Data
---

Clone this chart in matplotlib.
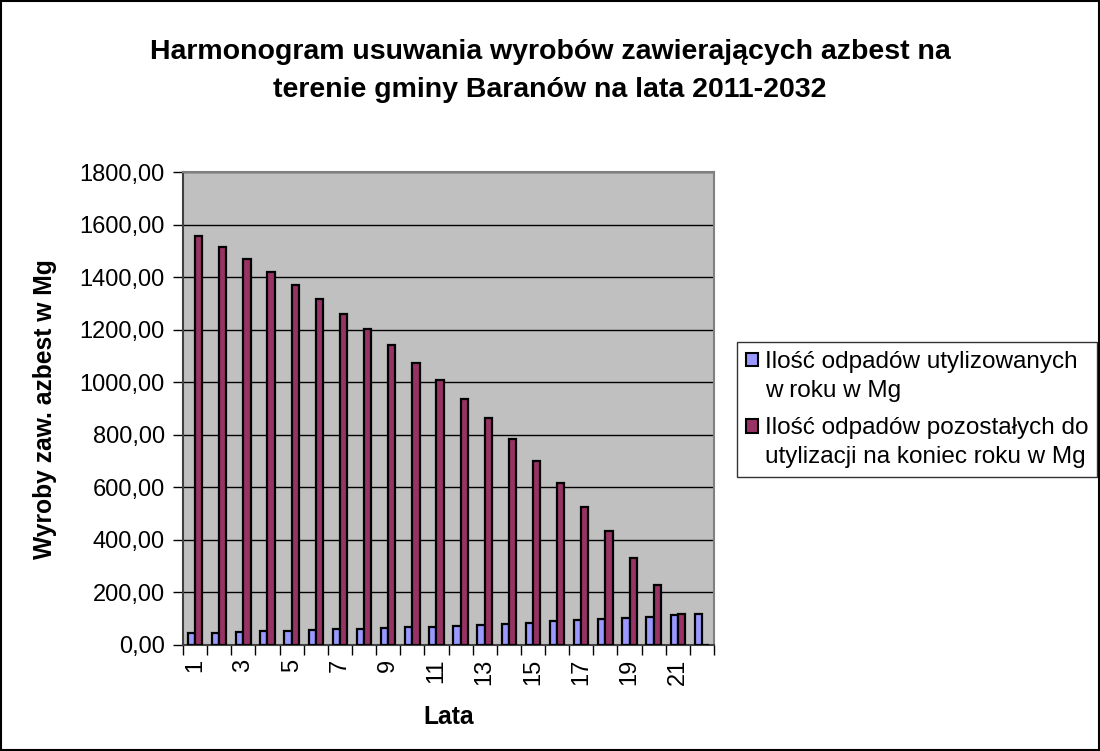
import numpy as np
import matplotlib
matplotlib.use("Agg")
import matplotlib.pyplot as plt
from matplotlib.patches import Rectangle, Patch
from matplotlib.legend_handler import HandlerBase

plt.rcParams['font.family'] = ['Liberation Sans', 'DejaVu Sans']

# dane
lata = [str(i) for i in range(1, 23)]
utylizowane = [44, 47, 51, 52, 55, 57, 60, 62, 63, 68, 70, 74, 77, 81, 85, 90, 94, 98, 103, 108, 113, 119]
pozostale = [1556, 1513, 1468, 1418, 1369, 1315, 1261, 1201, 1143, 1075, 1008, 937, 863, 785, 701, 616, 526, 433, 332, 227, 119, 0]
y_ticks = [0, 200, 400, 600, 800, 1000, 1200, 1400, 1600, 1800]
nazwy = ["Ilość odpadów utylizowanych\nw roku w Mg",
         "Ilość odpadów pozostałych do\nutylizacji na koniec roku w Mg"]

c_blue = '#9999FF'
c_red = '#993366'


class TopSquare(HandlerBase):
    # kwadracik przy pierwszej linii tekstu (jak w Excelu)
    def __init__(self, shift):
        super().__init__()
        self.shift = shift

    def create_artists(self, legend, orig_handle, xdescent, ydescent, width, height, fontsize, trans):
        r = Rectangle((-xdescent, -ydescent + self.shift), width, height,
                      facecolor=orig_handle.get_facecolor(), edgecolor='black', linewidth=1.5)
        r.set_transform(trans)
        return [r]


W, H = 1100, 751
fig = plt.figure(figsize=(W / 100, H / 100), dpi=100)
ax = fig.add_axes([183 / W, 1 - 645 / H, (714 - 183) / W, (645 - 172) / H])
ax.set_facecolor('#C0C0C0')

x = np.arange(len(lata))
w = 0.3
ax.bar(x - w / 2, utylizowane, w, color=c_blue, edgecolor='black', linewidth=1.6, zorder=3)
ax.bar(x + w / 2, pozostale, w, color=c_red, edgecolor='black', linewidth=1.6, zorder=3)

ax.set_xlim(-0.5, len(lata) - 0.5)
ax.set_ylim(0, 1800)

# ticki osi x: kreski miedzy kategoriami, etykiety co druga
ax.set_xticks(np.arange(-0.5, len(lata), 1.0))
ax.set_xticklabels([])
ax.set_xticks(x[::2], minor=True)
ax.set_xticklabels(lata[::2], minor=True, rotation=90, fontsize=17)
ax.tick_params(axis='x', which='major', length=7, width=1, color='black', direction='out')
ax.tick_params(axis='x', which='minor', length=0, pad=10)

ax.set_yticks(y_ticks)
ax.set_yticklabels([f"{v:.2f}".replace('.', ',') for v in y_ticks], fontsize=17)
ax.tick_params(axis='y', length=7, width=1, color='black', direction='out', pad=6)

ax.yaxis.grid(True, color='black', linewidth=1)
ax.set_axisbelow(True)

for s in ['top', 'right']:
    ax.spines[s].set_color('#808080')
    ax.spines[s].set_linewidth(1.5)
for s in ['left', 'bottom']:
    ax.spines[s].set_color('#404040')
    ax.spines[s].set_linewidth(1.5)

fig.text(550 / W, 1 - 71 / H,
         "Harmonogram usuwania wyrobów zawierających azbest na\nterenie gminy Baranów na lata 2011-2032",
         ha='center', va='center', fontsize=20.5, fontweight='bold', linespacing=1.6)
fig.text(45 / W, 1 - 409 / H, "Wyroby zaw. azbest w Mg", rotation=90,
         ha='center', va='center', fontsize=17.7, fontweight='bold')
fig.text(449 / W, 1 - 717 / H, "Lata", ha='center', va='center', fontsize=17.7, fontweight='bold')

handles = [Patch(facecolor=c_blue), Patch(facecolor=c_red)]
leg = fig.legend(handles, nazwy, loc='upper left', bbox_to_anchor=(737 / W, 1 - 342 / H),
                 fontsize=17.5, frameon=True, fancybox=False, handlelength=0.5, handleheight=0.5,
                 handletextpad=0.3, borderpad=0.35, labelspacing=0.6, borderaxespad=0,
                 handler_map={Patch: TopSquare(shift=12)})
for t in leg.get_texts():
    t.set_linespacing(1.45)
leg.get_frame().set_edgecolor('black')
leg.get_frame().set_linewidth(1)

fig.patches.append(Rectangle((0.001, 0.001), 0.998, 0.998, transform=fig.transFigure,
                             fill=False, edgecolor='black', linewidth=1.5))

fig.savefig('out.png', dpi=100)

---

Exercise directions
Write out exactly the lines between the start of the data and the line with "c_red = '#993366'", including both, but none of the pictures.

The solution
Clone this chart in matplotlib.
import numpy as np
import matplotlib
matplotlib.use("Agg")
import matplotlib.pyplot as plt
from matplotlib.patches import Rectangle, Patch
from matplotlib.legend_handler import HandlerBase

plt.rcParams['font.family'] = ['Liberation Sans', 'DejaVu Sans']

# dane
lata = [str(i) for i in range(1, 23)]
utylizowane = [44, 47, 51, 52, 55, 57, 60, 62, 63, 68, 70, 74, 77, 81, 85, 90, 94, 98, 103, 108, 113, 119]
pozostale = [1556, 1513, 1468, 1418, 1369, 1315, 1261, 1201, 1143, 1075, 1008, 937, 863, 785, 701, 616, 526, 433, 332, 227, 119, 0]
y_ticks = [0, 200, 400, 600, 800, 1000, 1200, 1400, 1600, 1800]
nazwy = ["Ilość odpadów utylizowanych\nw roku w Mg",
         "Ilość odpadów pozostałych do\nutylizacji na koniec roku w Mg"]

c_blue = '#9999FF'
c_red = '#993366'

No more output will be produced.